Außerdem führen diese ständigen Verweise dazu, dass Neueinsteiger hier nur zum Teil glücklich werden. Zwar fasst ein mehrminütiger Vorspann – „was zuletzt geschah…“ – das Wichtigste zusammen. Dass hier ein Verbrecher auf der Flucht ist, braucht ohnehin nicht wirklich viele Erklärungen. Eine emotionale Bindung zu den Figuren wird man ohne Vorkenntnisse jedoch kaum aufbauen. Oft wird man nicht einmal wissen, wer die Leute überhaupt sein sollen.
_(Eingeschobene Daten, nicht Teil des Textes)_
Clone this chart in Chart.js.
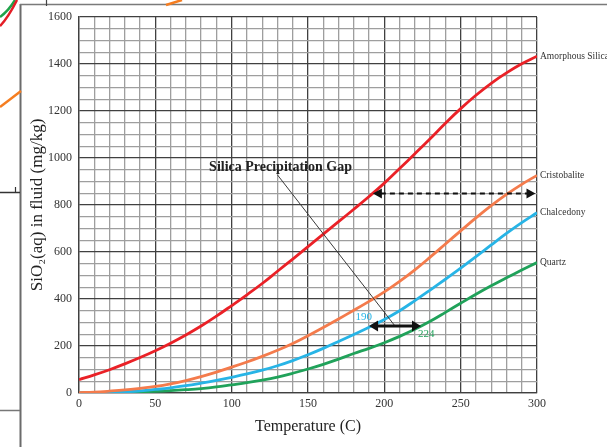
<!DOCTYPE html>
<html>
<head>
<meta charset="utf-8">
<script src="https://cdn.jsdelivr.net/npm/chart.js@4/dist/chart.umd.min.js"></script>
<style>
  html, body { margin: 0; padding: 0; background: #fff; }
  #wrap { position: relative; width: 607px; height: 447px; overflow: hidden; background: #fff; }
  #c { position: absolute; left: 0; top: 0; }
  #frame { position: absolute; left: 0; top: 0; pointer-events: none; }
</style>
</head>
<body>
<div id="wrap">
  <canvas id="c" width="607" height="447"></canvas>
  <!-- page frame and margin marks around the figure -->
  <svg id="frame" width="607" height="447">
    <line x1="20.5" y1="4" x2="20.5" y2="447" stroke="#6b6b6b" stroke-width="2"/>
    <line x1="20" y1="4.5" x2="607" y2="4.5" stroke="#7a7a7a" stroke-width="1.5"/>
    <line x1="46.5" y1="0" x2="46.5" y2="6" stroke="#444" stroke-width="1.2"/>
    <line x1="0" y1="192.5" x2="20" y2="192.5" stroke="#333" stroke-width="1.5"/>
    <line x1="15.5" y1="187" x2="15.5" y2="193" stroke="#333" stroke-width="1.2"/>
    <line x1="0" y1="410.5" x2="20" y2="410.5" stroke="#777" stroke-width="1.5"/>
    <path d="M0,17 C4,14 9,10 15,0" fill="none" stroke="#1fa34a" stroke-width="2.5"/>
    <path d="M0,26 C5,21 10,14 17,0" fill="none" stroke="#e41e26" stroke-width="2.5"/>
    <path d="M0,107 L21,91" fill="none" stroke="#f57d20" stroke-width="2.5"/>
    <path d="M166,5 L182,0" fill="none" stroke="#f57d20" stroke-width="2.5"/>
  </svg>
</div>
<script>
// Temperature grid (°C) and solubility of the silica phases (mg/kg)
const temps = [0,10,20,30,40,50,60,70,80,90,100,110,120,130,140,150,160,170,180,190,200,210,220,230,240,250,260,270,280,290,300];
const amorphousSilica = [57,77,99,124,151,180,212,247,285,327,372,418,466,518,570,623,676,729,782,836,893,955,1018,1082,1148,1210,1267,1318,1362,1401,1433];
const cristobalite = [2,4,8,13,20,28,39,53,70,89,110,132,156,182,211,244,279,315,352,390,430,475,524,578,634,690,745,797,845,888,926];
const chalcedony = [0,1,3,5,9,15,22,31,42,54,67,81,97,116,138,163,190,219,249,280,313,350,393,438,484,531,580,630,679,725,767];
const quartz = [0,1,2,3,5,7,10,14,19,26,35,44,55,68,84,102,122,144,168,190,214,241,271,305,343,382,420,456,490,523,555];

const seriesNames = ['Amorphous Silica', 'Cristobalite', 'Chalcedony', 'Quartz'];
const seriesColors = ['#ea2127', '#f47b4c', '#27b4e6', '#20a25a'];

// Annotated gaps: [start temperature, end temperature] and the solubility level they sit on
const gapArrow = [192.5, 299];
const gapLevel = 850;
const quartzGap = [190, 224];
const quartzGapLevel = 285;
const gapTitle = 'Silica Precipitation Gap';
const gapTitleAt = [132, 962];
const leaderFrom = [130, 928];

const xTicks = { min: 0, max: 300, minor: 10, major: 50 };
const yTicks = { min: 0, max: 1600, minor: 50, major: 200 };

const serif = "'Liberation Serif', 'Times New Roman', serif";

function toPoints(vals) { return temps.map((t, i) => ({ x: t, y: vals[i] })); }

function arrowHead(ctx, tipX, tipY, dir, len, half) {
  ctx.beginPath();
  ctx.moveTo(tipX, tipY);
  ctx.lineTo(tipX - dir * len, tipY - half);
  ctx.lineTo(tipX - dir * len, tipY + half);
  ctx.closePath();
  ctx.fill();
}

const annotations = {
  id: 'annotations',
  afterDatasetsDraw(chart) {
    const { ctx, scales: { x, y } } = chart;
    ctx.save();

    // leader line from the title to the quartz–chalcedony gap
    ctx.strokeStyle = '#3a3a3a';
    ctx.lineWidth = 1;
    ctx.beginPath();
    ctx.moveTo(x.getPixelForValue(leaderFrom[0]), y.getPixelForValue(leaderFrom[1]));
    ctx.lineTo(x.getPixelForValue((quartzGap[0] + quartzGap[1]) / 2), y.getPixelForValue(quartzGapLevel));
    ctx.stroke();

    // title of the annotation
    ctx.fillStyle = '#222';
    ctx.font = 'bold 14px ' + serif;
    ctx.textAlign = 'center';
    ctx.textBaseline = 'middle';
    ctx.fillText(gapTitle, x.getPixelForValue(gapTitleAt[0]), y.getPixelForValue(gapTitleAt[1]));

    // dashed double arrow between amorphous silica and cristobalite
    const gy = Math.round(y.getPixelForValue(gapLevel)) + 0.5;
    const gx0 = x.getPixelForValue(gapArrow[0]);
    const gx1 = x.getPixelForValue(gapArrow[1]);
    ctx.strokeStyle = '#111';
    ctx.fillStyle = '#111';
    ctx.lineWidth = 2;
    ctx.setLineDash([5, 4]);
    ctx.beginPath();
    ctx.moveTo(gx0 + 8, gy);
    ctx.lineTo(gx1 - 8, gy);
    ctx.stroke();
    ctx.setLineDash([]);
    arrowHead(ctx, gx0, gy, -1, 9, 5);
    arrowHead(ctx, gx1, gy, 1, 9, 5);

    // solid double arrow between chalcedony and quartz
    const qy = y.getPixelForValue(quartzGapLevel);
    const qx0 = x.getPixelForValue(quartzGap[0]);
    const qx1 = x.getPixelForValue(quartzGap[1]);
    ctx.lineWidth = 3;
    ctx.beginPath();
    ctx.moveTo(qx0 + 6, qy);
    ctx.lineTo(qx1 - 6, qy);
    ctx.stroke();
    arrowHead(ctx, qx0, qy, -1, 9, 5.5);
    arrowHead(ctx, qx1, qy, 1, 9, 5.5);

    ctx.font = '11px ' + serif;
    ctx.textBaseline = 'middle';
    ctx.fillStyle = seriesColors[2];
    ctx.textAlign = 'right';
    ctx.fillText(String(quartzGap[0]), qx0 + 3, qy - 9);
    ctx.fillStyle = seriesColors[3];
    ctx.textAlign = 'left';
    ctx.fillText(String(quartzGap[1]), qx1 - 3, qy + 8);

    // curve names at the right-hand end of each line
    ctx.fillStyle = '#333';
    ctx.font = '9.5px ' + serif;
    ctx.textAlign = 'left';
    chart.data.datasets.forEach((ds, i) => {
      const last = ds.data[ds.data.length - 1];
      ctx.fillText(seriesNames[i], x.right + 3, y.getPixelForValue(last.y));
    });

    ctx.restore();
  }
};

const gridColor = (major) => (c) => (c.tick && c.tick.value % major === 0) ? '#404040' : '#9e9e9e';

new Chart(document.getElementById('c'), {
  type: 'line',
  data: {
    datasets: [amorphousSilica, cristobalite, chalcedony, quartz].map((vals, i) => ({
      label: seriesNames[i],
      data: toPoints(vals),
      borderColor: seriesColors[i],
      borderWidth: 2.8,
      pointRadius: 0,
      tension: 0.4,
      fill: false
    }))
  },
  options: {
    responsive: false,
    animation: false,
    devicePixelRatio: 1,
    layout: { padding: { top: 17, right: 70, left: 0, bottom: 0 } },
    plugins: { legend: { display: false }, tooltip: { enabled: false } },
    scales: {
      x: {
        type: 'linear',
        min: xTicks.min,
        max: xTicks.max,
        afterFit(s) { s.height = 54; },
        ticks: {
          stepSize: xTicks.minor,
          autoSkip: false,
          maxRotation: 0,
          padding: 4,
          color: '#333',
          font: { family: serif, size: 12 },
          callback: (v) => (v % xTicks.major === 0 ? String(v) : '')
        },
        grid: { color: gridColor(xTicks.major), lineWidth: 1.3, drawTicks: false },
        border: { color: '#404040', width: 1.3 },
        title: {
          display: true,
          text: 'Temperature (C)',
          color: '#222',
          font: { family: serif, size: 16 },
          padding: { top: 0, bottom: 11 }
        }
      },
      y: {
        type: 'linear',
        min: yTicks.min,
        max: yTicks.max,
        afterFit(s) { s.width = 79; },
        ticks: {
          stepSize: yTicks.minor,
          autoSkip: false,
          padding: 7,
          color: '#333',
          font: { family: serif, size: 12 },
          callback: (v) => (v % yTicks.major === 0 ? String(v) : '')
        },
        grid: { color: gridColor(yTicks.major), lineWidth: 1.3, drawTicks: false },
        border: { color: '#404040', width: 1.3 },
        title: {
          display: true,
          text: 'SiO₂(aq) in fluid (mg/kg)',
          color: '#222',
          font: { family: serif, size: 17 },
          padding: { top: 27, bottom: 0 }
        }
      }
    }
  },
  plugins: [annotations]
});
</script>
</body>
</html>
Lediglich Jesse selbst kommt einem etwas näher, indem die an ihm ausgeübten Grausamkeiten ebenfalls veranschaulicht werden. Das funktioniert auch ganz gut, Aaron Paul (Das 9. Leben des Louis Drax, Eye in the Sky) verkörpert den Flüchtigen als Sympathieträger in einer verzweifelten Notlage, dem man auch dann noch die Daumen drückt, wenn man ihn gerade erst kennengelernt hat. Wiederkehrer werden hier hingegen einen alten Freund treffen, den man doch irgendwie vermisst hat. Und es ist schön, dass dieser nun ein würdiges, wenn auch leicht ambivalentes Ende bekommt, nachdem er in Breaking Bad zuletzt etwas nach hinten geschoben worden war.
Spannend ist es zudem, ihn bei seiner Flucht zu beobachten, die ihn zu allen möglichen Leuten führt. Wird er es schaffen davonzukommen? Und wenn ja auf welche Weise? Da die Serie im Laufe von fünf Staffeln doch einige Änderungen durchmachte, gerade der von Bryan Cranston verkörperte Walter White, war nicht klar, ob Gilligan noch einmal versöhnliche Töne anschlagen würde. Mit den Höhepunkten der Serie kann es El Camino sicher nicht aufnehmen, dafür fehlt die nötige Intensität. Es ist nicht einmal so, dass aus dem Medium Film hier nennenswert mehr herausgeholt worden wäre als aus dem Serienformat. Man hätte das meiste hiervon auch einfach als reguläre Folge in der Serie unterbringen können, ohne dass es jemandem aufgefallen wäre. Die hohen Erwartungen, die man an das Revival hatte, kann der Nachschlag daher nicht erfüllen. Begnügt man sich aber von vornherein damit, einen TV-Film mit vielen Querverbindungen zu sehen, dann kommt man hier durchaus auf seine Kosten.